(毎日フォーラムの取材を受けました。連載します。)
路上生活者や生活困窮者らの支援に携わる北九州市のNPO法人「抱樸(ほうぼく)」が、「家族機能の社会化」を目指そうと、地元で「希望のまちプロジェクト」を推進している。
「新型コロナウイルス禍で貧困、格差の現状が可視化されてきた。困窮と格差が深刻化する日本の社会に必要なのは、苦しいときに『助けて』と言えるコミュニティーだ」と理事長の奥田知志さんと力を込める。
――希望のまちプロジェクトの目的は。
◆長年、路上生活者の支援に携わり、分かったことは、「しんどいときに、しんどいとは、なかなか言えない」ということでした。私たちは「人に迷惑をかけてはいけない」と言われて育ち、大人になったら子どもたちに、そう諭してきた。だから大半の人が、常に背伸びをしながら、ひきつった顔で「大丈夫」と言い続けてきたのです。
路上生活者のことを「ホームレス」と呼ぶことがありますが、経済的な困窮で家を失うことは「ハウスレス」。抱樸では、ホームレスは社会的な孤立と、とらえています。
なぜ孤立してしまうのか。
かつては、日本的な社会保障の土台として、家族あるいは企業が大きな役割を担っていました。漫画の「サザエさん」。いまもテレビで放映されていますね。私たちは「サザエさん」を違和感なく見ている。「我が家は違うけれども、周囲には、サザエさんのような3世代同居の家族がいるだろう」と思ってね。
ところが、現実は異なります。2020年の国勢調査では、最も多いのは単身世帯(38%)で、夫婦と子どもの2世帯は25%にとどまっている。
日本は孤立率も高い。ある国際調査では、家族以外と付き合いがない人の割合は日本が15%に対して米国は3%。
米国は個人主義は強い国ですが、いざとなったら、「友人や仲間に頼る」という人が日本人の何倍もいる。日本人は基本的には、身内や家族がベースになる。
――こうしたことは、子どもたちが、親やきょうだいなど家族の看病や介護をする「ヤングケアラー」の問題と結びつく。
◆これまで「家族の役割」とみなされてきたものが、個々の家庭で行うことが難しくなったのであれば、家族以外の人が、その役割を果たせばいい。

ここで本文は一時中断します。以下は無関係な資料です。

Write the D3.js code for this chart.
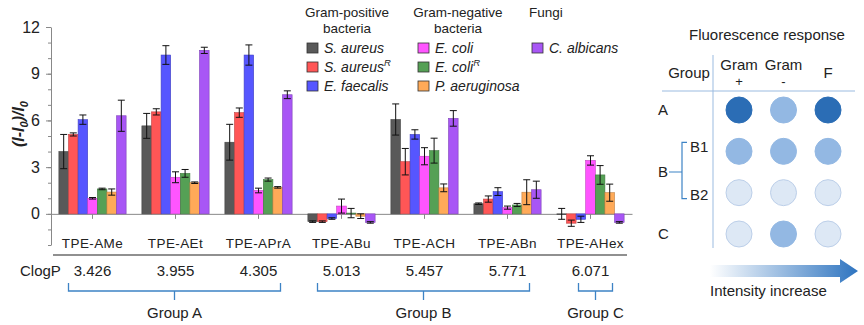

抱樸では、「家族のような機能」を組織で担うことを実践してきました。
それを「まち」に広げたのが今回のプロジェクト。
人はたった一人だけでは生きていけない。人である限り、助け合うのは当然のことです。
言い換えれば、「助けて」と言えることが、人であることの証拠。「助けて」が飛び交うまち、「なんとかなる」を信じられるまちをつくろうと、2020年末にこのプロジェクトが始動しました。